DATA LINES =
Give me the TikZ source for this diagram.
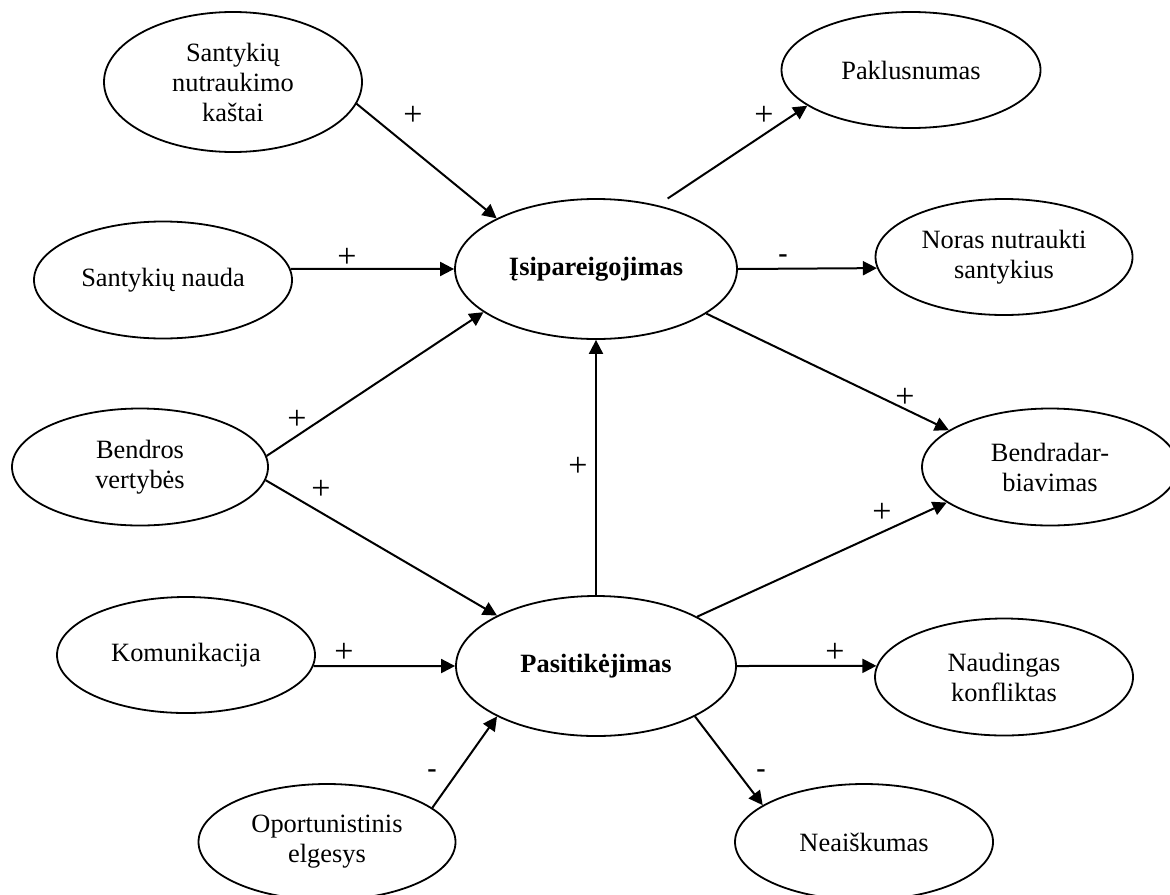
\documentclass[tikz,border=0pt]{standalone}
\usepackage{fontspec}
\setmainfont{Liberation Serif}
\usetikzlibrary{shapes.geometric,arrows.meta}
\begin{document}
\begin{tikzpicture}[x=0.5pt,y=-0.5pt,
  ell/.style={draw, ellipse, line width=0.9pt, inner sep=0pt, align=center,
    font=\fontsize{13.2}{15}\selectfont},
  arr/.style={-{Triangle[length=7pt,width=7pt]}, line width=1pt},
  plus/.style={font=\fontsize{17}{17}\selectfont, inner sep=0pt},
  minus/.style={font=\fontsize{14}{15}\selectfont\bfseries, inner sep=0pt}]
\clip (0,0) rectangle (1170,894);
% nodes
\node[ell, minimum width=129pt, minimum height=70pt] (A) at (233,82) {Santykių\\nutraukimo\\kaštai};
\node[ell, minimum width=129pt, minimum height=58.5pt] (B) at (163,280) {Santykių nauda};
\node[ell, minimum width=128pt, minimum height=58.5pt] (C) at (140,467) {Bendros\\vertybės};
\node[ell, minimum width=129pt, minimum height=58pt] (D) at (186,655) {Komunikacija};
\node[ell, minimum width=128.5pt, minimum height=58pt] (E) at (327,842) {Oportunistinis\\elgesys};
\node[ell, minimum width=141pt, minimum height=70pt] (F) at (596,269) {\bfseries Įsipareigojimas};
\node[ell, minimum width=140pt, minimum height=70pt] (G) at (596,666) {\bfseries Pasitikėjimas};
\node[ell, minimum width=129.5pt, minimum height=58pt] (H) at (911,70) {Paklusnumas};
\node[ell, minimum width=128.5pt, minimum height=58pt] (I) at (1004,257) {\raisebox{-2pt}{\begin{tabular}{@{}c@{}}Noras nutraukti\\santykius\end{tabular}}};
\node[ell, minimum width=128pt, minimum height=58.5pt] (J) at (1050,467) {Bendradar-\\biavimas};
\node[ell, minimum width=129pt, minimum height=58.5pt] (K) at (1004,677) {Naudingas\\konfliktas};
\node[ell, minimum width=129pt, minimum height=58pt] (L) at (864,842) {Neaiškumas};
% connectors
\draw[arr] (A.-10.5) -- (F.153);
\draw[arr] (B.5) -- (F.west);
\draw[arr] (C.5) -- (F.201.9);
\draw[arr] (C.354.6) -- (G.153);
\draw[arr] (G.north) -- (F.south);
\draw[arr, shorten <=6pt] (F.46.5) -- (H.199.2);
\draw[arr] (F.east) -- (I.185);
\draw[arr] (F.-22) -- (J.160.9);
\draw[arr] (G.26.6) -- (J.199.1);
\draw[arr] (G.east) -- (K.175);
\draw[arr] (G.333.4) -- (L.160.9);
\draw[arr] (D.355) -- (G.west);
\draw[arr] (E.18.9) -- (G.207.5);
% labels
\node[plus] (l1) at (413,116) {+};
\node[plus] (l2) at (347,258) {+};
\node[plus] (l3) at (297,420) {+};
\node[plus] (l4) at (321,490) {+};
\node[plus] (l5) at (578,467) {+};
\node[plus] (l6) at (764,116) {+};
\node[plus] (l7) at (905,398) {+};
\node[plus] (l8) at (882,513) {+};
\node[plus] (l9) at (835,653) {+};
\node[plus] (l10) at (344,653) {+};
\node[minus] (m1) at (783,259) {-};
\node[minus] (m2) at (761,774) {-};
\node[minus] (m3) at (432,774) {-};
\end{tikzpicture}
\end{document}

INSTRUCTION = Go through the data above and transcribe it in full, omitting any image.

CORRECT OUTPUT =
Give me the TikZ source for this diagram.
\documentclass[tikz,border=0pt]{standalone}
\usepackage{fontspec}
\setmainfont{Liberation Serif}
\usetikzlibrary{shapes.geometric,arrows.meta}
\begin{document}
\begin{tikzpicture}[x=0.5pt,y=-0.5pt,
  ell/.style={draw, ellipse, line width=0.9pt, inner sep=0pt, align=center,
    font=\fontsize{13.2}{15}\selectfont},
  arr/.style={-{Triangle[length=7pt,width=7pt]}, line width=1pt},
  plus/.style={font=\fontsize{17}{17}\selectfont, inner sep=0pt},
  minus/.style={font=\fontsize{14}{15}\selectfont\bfseries, inner sep=0pt}]
\clip (0,0) rectangle (1170,894);
% nodes
\node[ell, minimum width=129pt, minimum height=70pt] (A) at (233,82) {Santykių\\nutraukimo\\kaštai};
\node[ell, minimum width=129pt, minimum height=58.5pt] (B) at (163,280) {Santykių nauda};
\node[ell, minimum width=128pt, minimum height=58.5pt] (C) at (140,467) {Bendros\\vertybės};
\node[ell, minimum width=129pt, minimum height=58pt] (D) at (186,655) {Komunikacija};
\node[ell, minimum width=128.5pt, minimum height=58pt] (E) at (327,842) {Oportunistinis\\elgesys};
\node[ell, minimum width=141pt, minimum height=70pt] (F) at (596,269) {\bfseries Įsipareigojimas};
\node[ell, minimum width=140pt, minimum height=70pt] (G) at (596,666) {\bfseries Pasitikėjimas};
\node[ell, minimum width=129.5pt, minimum height=58pt] (H) at (911,70) {Paklusnumas};
\node[ell, minimum width=128.5pt, minimum height=58pt] (I) at (1004,257) {\raisebox{-2pt}{\begin{tabular}{@{}c@{}}Noras nutraukti\\santykius\end{tabular}}};
\node[ell, minimum width=128pt, minimum height=58.5pt] (J) at (1050,467) {Bendradar-\\biavimas};
\node[ell, minimum width=129pt, minimum height=58.5pt] (K) at (1004,677) {Naudingas\\konfliktas};
\node[ell, minimum width=129pt, minimum height=58pt] (L) at (864,842) {Neaiškumas};
% connectors
\draw[arr] (A.-10.5) -- (F.153);
\draw[arr] (B.5) -- (F.west);
\draw[arr] (C.5) -- (F.201.9);
\draw[arr] (C.354.6) -- (G.153);
\draw[arr] (G.north) -- (F.south);
\draw[arr, shorten <=6pt] (F.46.5) -- (H.199.2);
\draw[arr] (F.east) -- (I.185);
\draw[arr] (F.-22) -- (J.160.9);
\draw[arr] (G.26.6) -- (J.199.1);
\draw[arr] (G.east) -- (K.175);
\draw[arr] (G.333.4) -- (L.160.9);
\draw[arr] (D.355) -- (G.west);
\draw[arr] (E.18.9) -- (G.207.5);
% labels
\node[plus] (l1) at (413,116) {+};
\node[plus] (l2) at (347,258) {+};
\node[plus] (l3) at (297,420) {+};
\node[plus] (l4) at (321,490) {+};
\node[plus] (l5) at (578,467) {+};
\node[plus] (l6) at (764,116) {+};
\node[plus] (l7) at (905,398) {+};
\node[plus] (l8) at (882,513) {+};
\node[plus] (l9) at (835,653) {+};
\node[plus] (l10) at (344,653) {+};
\node[minus] (m1) at (783,259) {-};
\node[minus] (m2) at (761,774) {-};
\node[minus] (m3) at (432,774) {-};
\end{tikzpicture}
\end{document}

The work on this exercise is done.